▶ DATA PROVIDED:

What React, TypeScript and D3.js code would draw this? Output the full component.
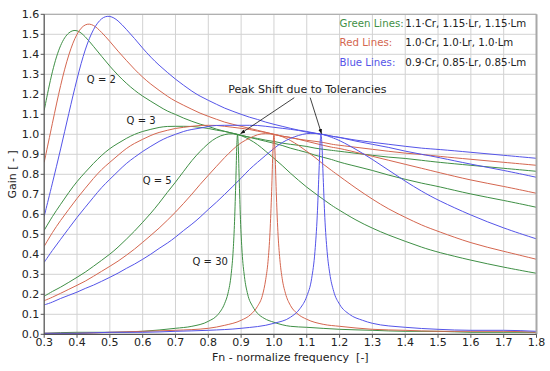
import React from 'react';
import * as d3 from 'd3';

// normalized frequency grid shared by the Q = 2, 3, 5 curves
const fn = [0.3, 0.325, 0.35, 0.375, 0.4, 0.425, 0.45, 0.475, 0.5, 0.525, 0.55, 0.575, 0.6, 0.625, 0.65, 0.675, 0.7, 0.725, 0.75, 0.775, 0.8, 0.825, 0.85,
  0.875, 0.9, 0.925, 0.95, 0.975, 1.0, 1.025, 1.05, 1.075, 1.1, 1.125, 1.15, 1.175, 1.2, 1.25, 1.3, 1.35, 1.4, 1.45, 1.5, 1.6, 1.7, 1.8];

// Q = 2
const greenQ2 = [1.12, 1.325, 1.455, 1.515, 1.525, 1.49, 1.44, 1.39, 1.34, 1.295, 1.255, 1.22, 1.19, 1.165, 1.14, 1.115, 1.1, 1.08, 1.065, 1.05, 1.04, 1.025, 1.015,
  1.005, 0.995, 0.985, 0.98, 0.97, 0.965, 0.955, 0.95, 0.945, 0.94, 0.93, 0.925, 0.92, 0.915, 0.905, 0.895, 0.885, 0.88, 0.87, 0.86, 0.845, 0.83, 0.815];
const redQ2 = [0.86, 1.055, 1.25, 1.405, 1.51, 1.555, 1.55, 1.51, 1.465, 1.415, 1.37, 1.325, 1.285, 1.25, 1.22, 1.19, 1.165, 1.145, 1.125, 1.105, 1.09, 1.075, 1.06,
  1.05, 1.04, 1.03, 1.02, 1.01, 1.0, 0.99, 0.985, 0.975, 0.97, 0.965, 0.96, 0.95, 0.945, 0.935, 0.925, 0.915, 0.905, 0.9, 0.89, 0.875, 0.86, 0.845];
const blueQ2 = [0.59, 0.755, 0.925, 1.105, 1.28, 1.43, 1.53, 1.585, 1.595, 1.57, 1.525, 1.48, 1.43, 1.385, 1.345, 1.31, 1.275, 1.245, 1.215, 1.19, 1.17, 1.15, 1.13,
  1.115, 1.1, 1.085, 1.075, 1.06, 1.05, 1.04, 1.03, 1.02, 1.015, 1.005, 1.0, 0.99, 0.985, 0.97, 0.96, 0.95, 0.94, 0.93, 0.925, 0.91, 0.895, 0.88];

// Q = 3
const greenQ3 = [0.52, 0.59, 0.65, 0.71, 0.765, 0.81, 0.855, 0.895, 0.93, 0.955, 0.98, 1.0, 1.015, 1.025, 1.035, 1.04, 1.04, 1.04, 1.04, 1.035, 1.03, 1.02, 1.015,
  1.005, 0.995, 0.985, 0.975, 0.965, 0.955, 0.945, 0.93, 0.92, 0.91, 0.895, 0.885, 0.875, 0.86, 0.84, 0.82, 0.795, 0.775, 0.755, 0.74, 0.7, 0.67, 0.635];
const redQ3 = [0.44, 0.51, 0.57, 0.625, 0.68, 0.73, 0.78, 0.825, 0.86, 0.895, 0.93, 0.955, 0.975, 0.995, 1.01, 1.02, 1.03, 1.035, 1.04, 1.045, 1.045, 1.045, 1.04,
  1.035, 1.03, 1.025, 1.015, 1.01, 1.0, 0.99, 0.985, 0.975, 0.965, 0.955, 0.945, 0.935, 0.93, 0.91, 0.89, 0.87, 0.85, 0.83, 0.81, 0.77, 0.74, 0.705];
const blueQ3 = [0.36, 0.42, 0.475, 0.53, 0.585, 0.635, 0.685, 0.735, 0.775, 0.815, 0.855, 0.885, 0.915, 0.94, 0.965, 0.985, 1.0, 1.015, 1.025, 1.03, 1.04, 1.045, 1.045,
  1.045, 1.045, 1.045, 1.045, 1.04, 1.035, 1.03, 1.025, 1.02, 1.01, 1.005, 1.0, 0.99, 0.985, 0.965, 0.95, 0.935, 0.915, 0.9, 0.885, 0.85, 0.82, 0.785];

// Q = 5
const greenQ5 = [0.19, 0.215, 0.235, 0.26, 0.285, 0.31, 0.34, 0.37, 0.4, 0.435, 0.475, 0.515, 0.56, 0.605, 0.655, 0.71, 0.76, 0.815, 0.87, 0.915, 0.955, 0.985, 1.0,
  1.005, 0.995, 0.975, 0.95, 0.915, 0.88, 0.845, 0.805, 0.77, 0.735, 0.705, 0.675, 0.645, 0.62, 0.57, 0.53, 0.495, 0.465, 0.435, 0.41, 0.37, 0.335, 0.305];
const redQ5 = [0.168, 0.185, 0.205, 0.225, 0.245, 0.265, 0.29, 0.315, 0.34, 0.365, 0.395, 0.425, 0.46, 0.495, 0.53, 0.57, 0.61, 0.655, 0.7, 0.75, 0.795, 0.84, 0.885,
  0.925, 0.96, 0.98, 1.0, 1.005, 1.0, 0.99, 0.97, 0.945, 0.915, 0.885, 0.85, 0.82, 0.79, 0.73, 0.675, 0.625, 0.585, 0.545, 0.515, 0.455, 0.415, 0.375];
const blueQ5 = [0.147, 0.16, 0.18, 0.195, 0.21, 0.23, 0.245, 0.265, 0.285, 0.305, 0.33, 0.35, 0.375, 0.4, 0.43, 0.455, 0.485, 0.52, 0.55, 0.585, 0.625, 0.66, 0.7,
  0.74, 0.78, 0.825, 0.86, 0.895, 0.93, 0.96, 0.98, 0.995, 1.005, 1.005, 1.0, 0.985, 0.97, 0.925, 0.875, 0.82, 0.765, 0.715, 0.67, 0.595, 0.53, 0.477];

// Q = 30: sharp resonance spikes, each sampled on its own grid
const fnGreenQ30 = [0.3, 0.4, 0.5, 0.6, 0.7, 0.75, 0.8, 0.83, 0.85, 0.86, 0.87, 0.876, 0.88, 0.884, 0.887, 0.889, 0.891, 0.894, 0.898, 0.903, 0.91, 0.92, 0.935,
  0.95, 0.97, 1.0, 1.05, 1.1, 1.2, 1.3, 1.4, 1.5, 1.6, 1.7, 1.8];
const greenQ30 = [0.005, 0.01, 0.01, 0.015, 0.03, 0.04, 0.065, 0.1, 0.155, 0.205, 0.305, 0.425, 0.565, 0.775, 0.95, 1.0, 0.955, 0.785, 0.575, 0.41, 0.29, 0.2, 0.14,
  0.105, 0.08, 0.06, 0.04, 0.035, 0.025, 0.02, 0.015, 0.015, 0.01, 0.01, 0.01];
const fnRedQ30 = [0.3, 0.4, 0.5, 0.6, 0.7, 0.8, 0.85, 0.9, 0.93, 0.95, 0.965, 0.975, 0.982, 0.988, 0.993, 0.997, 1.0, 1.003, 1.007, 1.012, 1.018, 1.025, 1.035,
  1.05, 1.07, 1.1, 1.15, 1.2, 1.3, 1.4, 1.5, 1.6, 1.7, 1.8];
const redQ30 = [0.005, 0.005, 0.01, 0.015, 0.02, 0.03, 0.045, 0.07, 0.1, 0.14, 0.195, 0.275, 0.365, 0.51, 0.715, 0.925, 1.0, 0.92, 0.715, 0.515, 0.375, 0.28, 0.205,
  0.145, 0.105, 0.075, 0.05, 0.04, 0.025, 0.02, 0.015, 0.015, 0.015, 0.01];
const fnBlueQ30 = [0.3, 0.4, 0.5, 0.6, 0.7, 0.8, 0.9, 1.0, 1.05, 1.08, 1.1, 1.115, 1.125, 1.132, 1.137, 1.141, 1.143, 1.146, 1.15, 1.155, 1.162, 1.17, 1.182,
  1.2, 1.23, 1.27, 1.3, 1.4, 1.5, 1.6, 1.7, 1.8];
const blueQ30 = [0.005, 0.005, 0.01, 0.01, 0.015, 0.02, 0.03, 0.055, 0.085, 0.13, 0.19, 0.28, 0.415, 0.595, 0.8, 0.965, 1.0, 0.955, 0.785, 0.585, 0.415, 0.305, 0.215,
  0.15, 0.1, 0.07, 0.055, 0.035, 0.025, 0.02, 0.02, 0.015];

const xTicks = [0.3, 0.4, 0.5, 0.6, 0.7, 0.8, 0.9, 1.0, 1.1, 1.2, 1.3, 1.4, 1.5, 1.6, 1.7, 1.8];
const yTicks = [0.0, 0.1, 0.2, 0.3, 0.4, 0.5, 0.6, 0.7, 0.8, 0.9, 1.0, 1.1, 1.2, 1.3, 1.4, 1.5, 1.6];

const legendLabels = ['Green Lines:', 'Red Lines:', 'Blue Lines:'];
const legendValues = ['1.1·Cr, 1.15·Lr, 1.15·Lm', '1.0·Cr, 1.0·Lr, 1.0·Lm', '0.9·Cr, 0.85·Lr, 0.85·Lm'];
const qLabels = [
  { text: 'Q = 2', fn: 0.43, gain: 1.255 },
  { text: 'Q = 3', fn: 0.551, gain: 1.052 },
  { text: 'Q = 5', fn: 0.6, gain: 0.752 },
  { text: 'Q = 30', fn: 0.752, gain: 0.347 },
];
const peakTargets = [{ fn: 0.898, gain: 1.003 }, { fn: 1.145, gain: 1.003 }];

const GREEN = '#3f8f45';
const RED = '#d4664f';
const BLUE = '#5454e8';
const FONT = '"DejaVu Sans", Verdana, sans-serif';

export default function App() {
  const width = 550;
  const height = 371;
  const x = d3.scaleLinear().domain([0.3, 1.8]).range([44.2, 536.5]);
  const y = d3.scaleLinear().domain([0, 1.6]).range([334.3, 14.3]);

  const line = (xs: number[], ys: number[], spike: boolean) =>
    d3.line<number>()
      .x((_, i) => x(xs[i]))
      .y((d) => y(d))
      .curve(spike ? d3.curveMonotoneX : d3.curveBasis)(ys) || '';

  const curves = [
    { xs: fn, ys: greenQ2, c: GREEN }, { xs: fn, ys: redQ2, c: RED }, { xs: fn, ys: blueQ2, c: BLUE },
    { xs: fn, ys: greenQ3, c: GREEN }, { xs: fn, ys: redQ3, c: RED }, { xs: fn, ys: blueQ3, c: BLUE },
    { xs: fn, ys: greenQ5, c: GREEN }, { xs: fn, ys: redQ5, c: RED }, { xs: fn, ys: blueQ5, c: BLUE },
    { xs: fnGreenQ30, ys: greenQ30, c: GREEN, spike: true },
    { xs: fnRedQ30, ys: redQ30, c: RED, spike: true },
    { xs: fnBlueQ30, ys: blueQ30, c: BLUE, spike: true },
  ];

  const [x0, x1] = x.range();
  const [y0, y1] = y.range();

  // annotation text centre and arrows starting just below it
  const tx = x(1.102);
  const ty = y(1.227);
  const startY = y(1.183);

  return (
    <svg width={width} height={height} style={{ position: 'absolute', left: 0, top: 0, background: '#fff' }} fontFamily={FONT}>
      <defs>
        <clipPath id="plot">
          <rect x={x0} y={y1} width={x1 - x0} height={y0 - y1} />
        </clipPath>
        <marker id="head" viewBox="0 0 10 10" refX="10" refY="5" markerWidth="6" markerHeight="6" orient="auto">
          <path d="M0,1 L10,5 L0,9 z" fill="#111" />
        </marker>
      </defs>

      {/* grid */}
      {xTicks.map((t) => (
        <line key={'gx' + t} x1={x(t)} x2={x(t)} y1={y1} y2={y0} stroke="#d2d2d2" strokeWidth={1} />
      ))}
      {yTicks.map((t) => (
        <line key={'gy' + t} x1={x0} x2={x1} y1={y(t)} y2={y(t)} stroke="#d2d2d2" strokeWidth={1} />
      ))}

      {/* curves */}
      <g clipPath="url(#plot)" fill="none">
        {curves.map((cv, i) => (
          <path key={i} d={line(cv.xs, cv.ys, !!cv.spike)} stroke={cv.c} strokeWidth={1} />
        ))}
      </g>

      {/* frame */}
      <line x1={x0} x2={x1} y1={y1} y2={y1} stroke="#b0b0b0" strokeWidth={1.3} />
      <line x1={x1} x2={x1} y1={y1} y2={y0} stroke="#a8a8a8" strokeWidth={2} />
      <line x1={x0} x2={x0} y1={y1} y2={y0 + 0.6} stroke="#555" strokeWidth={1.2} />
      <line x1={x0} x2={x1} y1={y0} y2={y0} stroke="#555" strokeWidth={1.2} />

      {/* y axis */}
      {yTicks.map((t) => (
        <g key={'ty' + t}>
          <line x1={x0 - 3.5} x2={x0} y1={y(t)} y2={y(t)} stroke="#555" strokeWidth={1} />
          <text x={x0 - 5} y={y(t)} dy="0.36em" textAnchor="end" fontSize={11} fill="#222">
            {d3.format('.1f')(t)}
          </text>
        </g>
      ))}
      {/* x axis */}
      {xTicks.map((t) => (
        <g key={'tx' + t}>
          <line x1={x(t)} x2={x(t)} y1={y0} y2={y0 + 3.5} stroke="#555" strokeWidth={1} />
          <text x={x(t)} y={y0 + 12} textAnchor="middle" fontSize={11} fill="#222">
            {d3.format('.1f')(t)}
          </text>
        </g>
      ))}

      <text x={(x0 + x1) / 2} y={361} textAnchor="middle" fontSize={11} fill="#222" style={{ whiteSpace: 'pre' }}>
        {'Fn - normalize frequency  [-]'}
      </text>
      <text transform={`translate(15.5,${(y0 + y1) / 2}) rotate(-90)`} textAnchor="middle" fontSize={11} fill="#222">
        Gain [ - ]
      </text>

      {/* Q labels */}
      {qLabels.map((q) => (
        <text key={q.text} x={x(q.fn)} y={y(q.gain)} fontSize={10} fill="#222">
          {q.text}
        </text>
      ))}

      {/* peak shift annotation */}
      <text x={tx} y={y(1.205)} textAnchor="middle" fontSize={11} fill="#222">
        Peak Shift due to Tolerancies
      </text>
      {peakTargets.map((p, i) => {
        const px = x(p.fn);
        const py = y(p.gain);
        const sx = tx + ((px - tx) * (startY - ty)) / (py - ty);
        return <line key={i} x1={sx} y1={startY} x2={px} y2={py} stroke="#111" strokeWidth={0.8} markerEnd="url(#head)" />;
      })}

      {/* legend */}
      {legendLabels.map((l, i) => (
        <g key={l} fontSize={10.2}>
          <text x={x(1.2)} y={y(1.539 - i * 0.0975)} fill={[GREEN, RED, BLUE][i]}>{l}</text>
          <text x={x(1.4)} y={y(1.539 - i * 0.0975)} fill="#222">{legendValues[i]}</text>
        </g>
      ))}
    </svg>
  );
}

▶ EXERCISE DIRECTIONS: The lines from the start of the data through the line that contains "import * as d3 from 'd3';" are to be returned exactly, please, with both ends included and every picture left out.

▶ FINISHED EXERCISE:
What React, TypeScript and D3.js code would draw this? Output the full component.
import React from 'react';
import * as d3 from 'd3';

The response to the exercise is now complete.